Les autorités américaines ont engagé des poursuites mercredi contre deux ex-traders de JPMorgan Chase, dont le Français Julien Grout, pour avoir masqué des pertes de 6 milliards de dollars dans l'affaire de la «baleine de Londres», et n'ont pas exclu d'autres mises en cause.

Julien Grout, un trader du bureau londonien du service d'investissements en propre (CIO) de JPMorgan Chase âgé de 35 ans, était en charge de la préparation des bilans internes quotidiens sur les pertes et profits dans les dérivés de crédits de son service, notamment sur les positions prises par son supérieur direct Bruno Iksil.

Début 2012, les positions de M. Iksil étaient devenues énormes et trop visibles dans le marché opaque où les dérivés se négocient de gré à gré, ce qui lui a valu le surnom de «baleine de Londres». Les autres traders se sont retournés contre lui, forçant la première banque américaine à brader ses positions.

M. Grout fait l'objet de poursuites pénales de la part du département américain de la Justice (DoJ) et civiles de la part du gendarme américain de la Bourse (SEC) aux côtés de l'espagnol Martin-Artajo, 49 ans, qui dirigeait la stratégie de courtage de leur service.

Ils sont accusés de s'être entendus pour avoir falsifié les comptes internes de la première banque américaine afin de masquer les pertes de leur unité qui s'accumulaient pour atteindre des centaines de millions de dollars.

M. Martin-Artajo est notamment accusé d'avoir fait pression sur MM. Iksil et Grout, qui étaient ses subordonnées, et d'avoir refusé à maintes reprise de voir une évaluation réaliste de ces pertes apparaître dans les documents transmis à la hiérarchie de la banque.

Il a même réprimandé M. Iksil lorsque ce dernier les a exposés dans un document, mettant cela sur le compte de son «honnêteté» et de «son problème qui était de vouloir être en paix avec lui-même».

Cuisiner les comptes, recette pour se faire arrêter

«Ces produits étaient peut-être complexes mais les actes criminels présumés étaient simples», a déclaré le procureur fédéral de Manhattan, Preet Bharara, lors d'une conférence de presse.

April Brooks, agent spécial du FBI, a fait valoir lors de cette même conférence que «cuisiner les comptes d'une société est la recette pour se faire arrêter».

M. Grout se trouve actuellement en France où il vit désormais tandis que M. Martin-Artajo, qui réside à Londres, est en vacances à l'étranger.
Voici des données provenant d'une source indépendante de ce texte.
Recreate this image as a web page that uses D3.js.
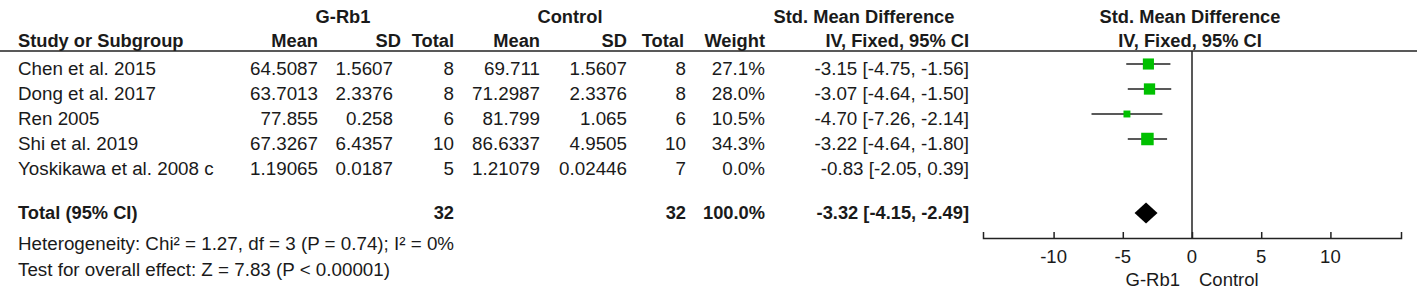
<!DOCTYPE html>
<html>
<head>
<meta charset="utf-8">
<script src="https://cdn.jsdelivr.net/npm/d3@7"></script>
<style>
    html, body { margin: 0; padding: 0; background: #fff; }
    svg text { font-family: "Liberation Sans", Arial, sans-serif; fill: #1a1a1a; }
</style>
</head>
<body>
<div id="chart"></div>
<script>
const studies = ['Chen et al. 2015', 'Dong et al. 2017', 'Ren 2005', 'Shi et al. 2019', 'Yoskikawa et al. 2008 c'];
const expMean = ['64.5087', '63.7013', '77.855', '67.3267', '1.19065'];
const expSD = ['1.5607', '2.3376', '0.258', '6.4357', '0.0187'];
const expTotal = [8, 8, 6, 10, 5];
const ctlMean = ['69.711', '71.2987', '81.799', '86.6337', '1.21079'];
const ctlSD = ['1.5607', '2.3376', '1.065', '4.9505', '0.02446'];
const ctlTotal = [8, 8, 6, 10, 7];
const weights = [27.1, 28.0, 10.5, 34.3, 0.0];
const smd = [-3.15, -3.07, -4.70, -3.22, -0.83];
const ciLow = [-4.75, -4.64, -7.26, -4.64, -2.05];
const ciHigh = [-1.56, -1.50, -2.14, -1.80, 0.39];

const totalSmd = -3.32;
const totalLow = -4.15;
const totalHigh = -2.49;
const totalExp = 32;
const totalCtl = 32;
const axisTicks = [-10, -5, 0, 5, 10];

const heterogeneity = 'Heterogeneity: Chi\u00b2 = 1.27, df = 3 (P = 0.74); I\u00b2 = 0%';
const overallEffect = 'Test for overall effect: Z = 7.83 (P < 0.00001)';

const W = 1417, H = 298;
const fs = 18.8;   // regular text
const fb = 18.3;   // bold text
const fa = 18.5;   // axis text

const svg = d3.select('#chart').append('svg')
    .attr('width', W)
    .attr('height', H);

svg.append('rect').attr('width', W).attr('height', H).attr('fill', '#fff');

// row positions
const yRow = d3.scalePoint().domain(studies).range([75, 175]);
const yTotal = 219;

// forest scale
const x = d3.scaleLinear().domain([-15.1, 15.1]).range([983, 1401]);
const axisY = 238;
const headLineY = 51;

const locale = d3.formatLocale({ decimal: '.', thousands: ',', grouping: [3], currency: ['', ''], minus: '-' });
const fmt = locale.format('.2f');
const ciText = (m, l, h) => `${fmt(m)} [${fmt(l)}, ${fmt(h)}]`;
const rows = studies.map((s, i) => ({
    study: s,
    expMean: expMean[i], expSD: expSD[i], expTotal: expTotal[i],
    ctlMean: ctlMean[i], ctlSD: ctlSD[i], ctlTotal: ctlTotal[i],
    weight: weights[i].toFixed(1) + '%',
    ci: ciText(smd[i], ciLow[i], ciHigh[i])
}));

// columns: key, header, right x
const columns = [
    { key: 'expMean', head: 'Mean', x: 318 },
    { key: 'expSD', head: 'SD', x: 393, hx: 401 },
    { key: 'expTotal', head: 'Total', x: 454 },
    { key: 'ctlMean', head: 'Mean', x: 540 },
    { key: 'ctlSD', head: 'SD', x: 627 },
    { key: 'ctlTotal', head: 'Total', x: 686, hx: 684 },
    { key: 'weight', head: 'Weight', x: 765 },
    { key: 'ci', head: 'IV, Fixed, 95% CI', x: 969 }
];

// group headers
const groupHeads = [
    { text: 'G-Rb1', x: 343 },
    { text: 'Control', x: 570 },
    { text: 'Std. Mean Difference', x: 864 },
    { text: 'Std. Mean Difference', x: 1190 }
];
svg.selectAll('.ghead')
    .data(groupHeads)
    .enter().append('text')
    .attr('class', 'ghead')
    .attr('x', d => d.x)
    .attr('y', 23)
    .attr('text-anchor', 'middle')
    .style('font-size', fb + 'px')
    .style('font-weight', 'bold')
    .text(d => d.text);

svg.append('text')
    .attr('x', 18).attr('y', 47)
    .style('font-size', fb + 'px')
    .style('font-weight', 'bold')
    .text('Study or Subgroup');

svg.selectAll('.chead')
    .data(columns)
    .enter().append('text')
    .attr('class', 'chead')
    .attr('x', d => d.hx || d.x)
    .attr('y', 47)
    .attr('text-anchor', 'end')
    .style('font-size', fb + 'px')
    .style('font-weight', 'bold')
    .text(d => d.head);

svg.append('text')
    .attr('x', 1190).attr('y', 47)
    .attr('text-anchor', 'middle')
    .style('font-size', fb + 'px')
    .style('font-weight', 'bold')
    .text('IV, Fixed, 95% CI');

svg.append('line')
    .attr('x1', 0).attr('x2', W)
    .attr('y1', headLineY).attr('y2', headLineY)
    .attr('stroke', '#222').attr('stroke-width', 1.5);

// study rows
svg.selectAll('.study')
    .data(rows)
    .enter().append('text')
    .attr('class', 'study')
    .attr('x', 18)
    .attr('y', d => yRow(d.study))
    .style('font-size', fs + 'px')
    .text(d => d.study);

columns.forEach(col => {
    svg.selectAll('.c-' + col.key)
        .data(rows)
        .enter().append('text')
        .attr('class', 'c-' + col.key)
        .attr('x', col.x)
        .attr('y', d => yRow(d.study))
        .attr('text-anchor', 'end')
        .style('font-size', fs + 'px')
        .text(d => d[col.key]);
});

// total row
const totalCells = [
    { text: String(totalExp), x: 454 },
    { text: String(totalCtl), x: 686 },
    { text: '100.0%', x: 765 },
    { text: ciText(totalSmd, totalLow, totalHigh), x: 969 }
];
svg.append('text')
    .attr('x', 18).attr('y', yTotal)
    .style('font-size', fb + 'px')
    .style('font-weight', 'bold')
    .text('Total (95% CI)');
svg.selectAll('.tot')
    .data(totalCells)
    .enter().append('text')
    .attr('class', 'tot')
    .attr('x', d => d.x)
    .attr('y', yTotal)
    .attr('text-anchor', 'end')
    .style('font-size', fb + 'px')
    .style('font-weight', 'bold')
    .text(d => d.text);

svg.append('text')
    .attr('x', 18).attr('y', 250)
    .style('font-size', fs + 'px')
    .text(heterogeneity);
svg.append('text')
    .attr('x', 18).attr('y', 276)
    .style('font-size', fs + 'px')
    .text(overallEffect);

// forest plot
svg.append('line')
    .attr('x1', x(0)).attr('x2', x(0))
    .attr('y1', headLineY).attr('y2', axisY)
    .attr('stroke', '#222').attr('stroke-width', 1.5);

const axis = svg.append('g')
    .attr('transform', `translate(0, ${axisY})`)
    .call(d3.axisTop(x).tickValues(axisTicks).tickSize(6).tickFormat(''));
axis.select('.domain').attr('stroke', '#222').attr('stroke-width', 1.5);
axis.selectAll('.tick line').attr('stroke', '#222').attr('stroke-width', 1.5);

svg.selectAll('.ticklab')
    .data(axisTicks)
    .enter().append('text')
    .attr('class', 'ticklab')
    .attr('x', d => x(d))
    .attr('y', 263)
    .attr('text-anchor', 'middle')
    .style('font-size', fa + 'px')
    .text(d => locale.format('d')(d));

svg.append('text')
    .attr('x', x(0) - 12).attr('y', 286)
    .attr('text-anchor', 'end')
    .style('font-size', fa + 'px')
    .text('G-Rb1');
svg.append('text')
    .attr('x', x(0) + 7).attr('y', 286)
    .style('font-size', fa + 'px')
    .text('Control');

const size = d3.scaleSqrt().domain([0, 34.3]).range([0, 12.5]);
const plotted = rows.map((d, i) => ({ study: d.study, m: smd[i], lo: ciLow[i], hi: ciHigh[i], w: weights[i] }))
    .filter(d => d.w > 0);

svg.selectAll('.ci')
    .data(plotted)
    .enter().append('line')
    .attr('class', 'ci')
    .attr('x1', d => x(d.lo)).attr('x2', d => x(d.hi))
    .attr('y1', d => yRow(d.study) - 11).attr('y2', d => yRow(d.study) - 11)
    .attr('stroke', '#222').attr('stroke-width', 1.5);

svg.selectAll('.sq')
    .data(plotted)
    .enter().append('rect')
    .attr('class', 'sq')
    .attr('x', d => x(d.m) - size(d.w) / 2)
    .attr('y', d => yRow(d.study) - 11 - size(d.w) / 2)
    .attr('width', d => size(d.w))
    .attr('height', d => size(d.w))
    .attr('fill', '#00c000');

const dy = 213;
const dh = 10.5;
svg.append('path')
    .attr('d', `M${x(totalLow)},${dy} L${x(totalSmd)},${dy - dh} L${x(totalHigh)},${dy} L${x(totalSmd)},${dy + dh} Z`)
    .attr('fill', '#000');
</script>
</body>
</html>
Ils risquent chacun un maximum de 65 années de prison et 5 millions de dollars d'amende.

Ils n'ont pas encore été arrêtés et M. Bharara a fait savoir que les autorités «(espéraient) toujours voir ces gens se rendre aux États-Unis» pour «se présenter» devant la justice.

Bruno Iksil, longtemps au centre de l'attention dans cette affaire, ne sera pas poursuivi au terme d'un accord amiable selon lequel le DoJ et la SEC lui ont garanti l'immunité contre sa coopération à l'enquête.
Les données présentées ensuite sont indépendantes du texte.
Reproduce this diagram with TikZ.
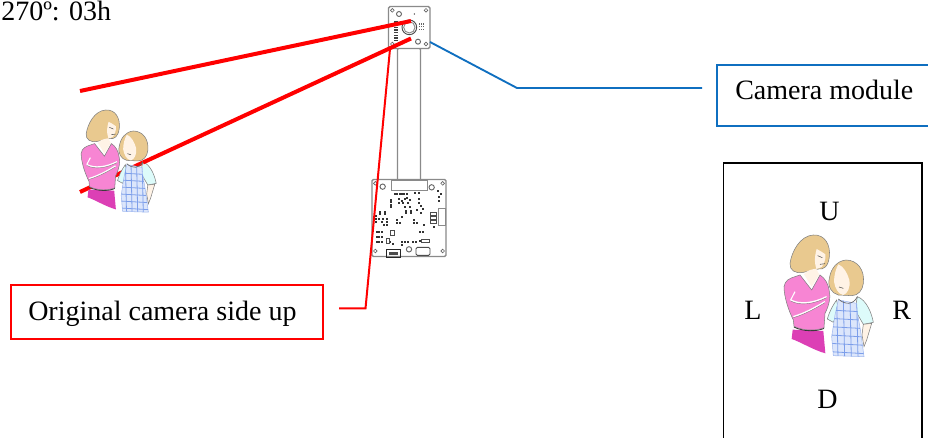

M. Bharara a expliqué que M. Iksil avait tenté d'avertir MM. Grout et M. Martin-Artajo de l'ampleur de leurs pertes, qu'il a qualifiées dans des courriels à ses deux collègues de «monstrueuses» ou «effrayantes», entre autres, ajoutant que continuer à les masquer «devenait idiot».
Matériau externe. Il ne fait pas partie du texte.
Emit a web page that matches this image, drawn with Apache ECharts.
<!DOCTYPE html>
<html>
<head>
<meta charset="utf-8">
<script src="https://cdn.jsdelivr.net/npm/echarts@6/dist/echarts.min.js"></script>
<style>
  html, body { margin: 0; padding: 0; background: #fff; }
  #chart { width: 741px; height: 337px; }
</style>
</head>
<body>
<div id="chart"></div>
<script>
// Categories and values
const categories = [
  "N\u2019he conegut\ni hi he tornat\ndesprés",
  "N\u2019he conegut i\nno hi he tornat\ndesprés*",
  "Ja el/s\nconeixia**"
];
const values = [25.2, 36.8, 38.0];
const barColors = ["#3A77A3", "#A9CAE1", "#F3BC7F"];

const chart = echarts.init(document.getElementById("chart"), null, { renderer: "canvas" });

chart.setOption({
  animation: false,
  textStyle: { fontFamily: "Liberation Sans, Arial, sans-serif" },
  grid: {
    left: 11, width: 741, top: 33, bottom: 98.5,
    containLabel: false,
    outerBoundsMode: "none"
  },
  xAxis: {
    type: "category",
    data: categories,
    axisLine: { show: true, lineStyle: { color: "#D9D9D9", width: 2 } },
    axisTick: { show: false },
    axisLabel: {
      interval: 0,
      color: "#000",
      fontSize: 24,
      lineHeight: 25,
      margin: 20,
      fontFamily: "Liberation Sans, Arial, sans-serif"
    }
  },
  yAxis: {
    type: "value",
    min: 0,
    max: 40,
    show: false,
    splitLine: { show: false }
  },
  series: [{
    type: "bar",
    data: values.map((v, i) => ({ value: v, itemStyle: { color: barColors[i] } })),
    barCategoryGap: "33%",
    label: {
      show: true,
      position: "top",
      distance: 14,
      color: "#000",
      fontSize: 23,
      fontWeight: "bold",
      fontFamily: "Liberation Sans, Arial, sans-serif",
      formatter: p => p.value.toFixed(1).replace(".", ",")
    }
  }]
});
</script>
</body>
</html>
M. Iksil a été «une voix de la raison» dans cette affaire et a «sonné l'alarme à de nombreuses reprises», a estimé M. Bharara. À l'inverse, les contrôles internes de la première banque américaine n'étaient «ni indépendants ni rigoureux», selon lui.

L'enquête du gouvernement américain et des autorités boursières sur les pertes de la «baleine» n'est d'ailleurs «pas terminée» et M. Bharara n'a pas exclu que d'autres dirigeants de JPMorgan Chase puissent ultérieurement être mis en cause.

Il n'a mentionné aucun nom mais Achille Macris, qui dirigeait le CIO à Londres, et Ina Drew, qui supervisait l'ensemble des activités internationales du CIO, pourraient notamment se retrouver dans la ligne de mire.

Un autre «frenchie», l'ancien trader de Goldman Sachs Fabrice Tourre, a été jugé coupable début août de fraude boursière à l'issue d'un procès très médiatisé à New York.